SOURCE DATA>
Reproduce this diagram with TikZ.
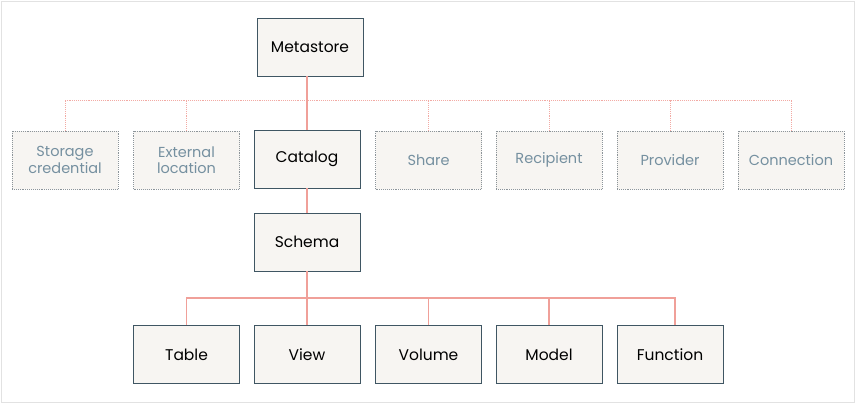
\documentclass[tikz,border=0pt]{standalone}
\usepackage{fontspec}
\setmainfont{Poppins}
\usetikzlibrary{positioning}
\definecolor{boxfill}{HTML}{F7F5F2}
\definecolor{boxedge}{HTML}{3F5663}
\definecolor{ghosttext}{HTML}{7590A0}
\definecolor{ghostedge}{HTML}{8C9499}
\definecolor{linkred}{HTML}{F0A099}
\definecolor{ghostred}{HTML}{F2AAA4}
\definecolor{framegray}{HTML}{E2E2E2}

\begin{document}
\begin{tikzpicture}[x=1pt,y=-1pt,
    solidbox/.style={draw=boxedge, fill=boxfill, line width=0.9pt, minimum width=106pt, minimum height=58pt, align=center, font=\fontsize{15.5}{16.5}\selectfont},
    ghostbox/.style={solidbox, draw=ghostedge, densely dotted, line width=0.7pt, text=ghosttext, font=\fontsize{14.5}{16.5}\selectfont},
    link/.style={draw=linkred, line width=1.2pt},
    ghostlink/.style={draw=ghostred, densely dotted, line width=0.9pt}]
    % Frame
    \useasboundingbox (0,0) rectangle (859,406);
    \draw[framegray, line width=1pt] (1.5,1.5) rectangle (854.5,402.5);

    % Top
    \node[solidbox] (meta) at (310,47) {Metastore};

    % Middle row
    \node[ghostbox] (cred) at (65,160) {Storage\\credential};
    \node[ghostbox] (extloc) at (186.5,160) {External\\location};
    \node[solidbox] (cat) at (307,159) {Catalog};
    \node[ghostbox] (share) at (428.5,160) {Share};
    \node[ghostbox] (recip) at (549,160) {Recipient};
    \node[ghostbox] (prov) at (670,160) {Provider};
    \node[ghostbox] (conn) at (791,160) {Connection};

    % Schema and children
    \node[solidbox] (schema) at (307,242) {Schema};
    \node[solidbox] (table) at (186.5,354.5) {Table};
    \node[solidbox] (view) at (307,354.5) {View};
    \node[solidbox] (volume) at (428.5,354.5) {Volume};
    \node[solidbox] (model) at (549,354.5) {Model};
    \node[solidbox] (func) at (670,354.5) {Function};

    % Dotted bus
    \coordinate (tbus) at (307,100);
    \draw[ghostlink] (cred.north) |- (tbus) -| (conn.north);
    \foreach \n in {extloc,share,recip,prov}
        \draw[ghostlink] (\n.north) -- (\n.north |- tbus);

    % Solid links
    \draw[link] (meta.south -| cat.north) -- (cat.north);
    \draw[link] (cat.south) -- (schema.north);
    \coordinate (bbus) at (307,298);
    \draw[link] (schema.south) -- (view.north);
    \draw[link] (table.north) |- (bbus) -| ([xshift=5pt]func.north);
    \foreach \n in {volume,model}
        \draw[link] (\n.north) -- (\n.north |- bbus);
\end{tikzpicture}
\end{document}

WHAT YOU ARE ASKED TO DO>
Restate the whole listing above exactly, except for its images.

RIGHT ANSWER>
Reproduce this diagram with TikZ.
\documentclass[tikz,border=0pt]{standalone}
\usepackage{fontspec}
\setmainfont{Poppins}
\usetikzlibrary{positioning}
\definecolor{boxfill}{HTML}{F7F5F2}
\definecolor{boxedge}{HTML}{3F5663}
\definecolor{ghosttext}{HTML}{7590A0}
\definecolor{ghostedge}{HTML}{8C9499}
\definecolor{linkred}{HTML}{F0A099}
\definecolor{ghostred}{HTML}{F2AAA4}
\definecolor{framegray}{HTML}{E2E2E2}

\begin{document}
\begin{tikzpicture}[x=1pt,y=-1pt,
    solidbox/.style={draw=boxedge, fill=boxfill, line width=0.9pt, minimum width=106pt, minimum height=58pt, align=center, font=\fontsize{15.5}{16.5}\selectfont},
    ghostbox/.style={solidbox, draw=ghostedge, densely dotted, line width=0.7pt, text=ghosttext, font=\fontsize{14.5}{16.5}\selectfont},
    link/.style={draw=linkred, line width=1.2pt},
    ghostlink/.style={draw=ghostred, densely dotted, line width=0.9pt}]
    % Frame
    \useasboundingbox (0,0) rectangle (859,406);
    \draw[framegray, line width=1pt] (1.5,1.5) rectangle (854.5,402.5);

    % Top
    \node[solidbox] (meta) at (310,47) {Metastore};

    % Middle row
    \node[ghostbox] (cred) at (65,160) {Storage\\credential};
    \node[ghostbox] (extloc) at (186.5,160) {External\\location};
    \node[solidbox] (cat) at (307,159) {Catalog};
    \node[ghostbox] (share) at (428.5,160) {Share};
    \node[ghostbox] (recip) at (549,160) {Recipient};
    \node[ghostbox] (prov) at (670,160) {Provider};
    \node[ghostbox] (conn) at (791,160) {Connection};

    % Schema and children
    \node[solidbox] (schema) at (307,242) {Schema};
    \node[solidbox] (table) at (186.5,354.5) {Table};
    \node[solidbox] (view) at (307,354.5) {View};
    \node[solidbox] (volume) at (428.5,354.5) {Volume};
    \node[solidbox] (model) at (549,354.5) {Model};
    \node[solidbox] (func) at (670,354.5) {Function};

    % Dotted bus
    \coordinate (tbus) at (307,100);
    \draw[ghostlink] (cred.north) |- (tbus) -| (conn.north);
    \foreach \n in {extloc,share,recip,prov}
        \draw[ghostlink] (\n.north) -- (\n.north |- tbus);

    % Solid links
    \draw[link] (meta.south -| cat.north) -- (cat.north);
    \draw[link] (cat.south) -- (schema.north);
    \coordinate (bbus) at (307,298);
    \draw[link] (schema.south) -- (view.north);
    \draw[link] (table.north) |- (bbus) -| ([xshift=5pt]func.north);
    \foreach \n in {volume,model}
        \draw[link] (\n.north) -- (\n.north |- bbus);
\end{tikzpicture}
\end{document}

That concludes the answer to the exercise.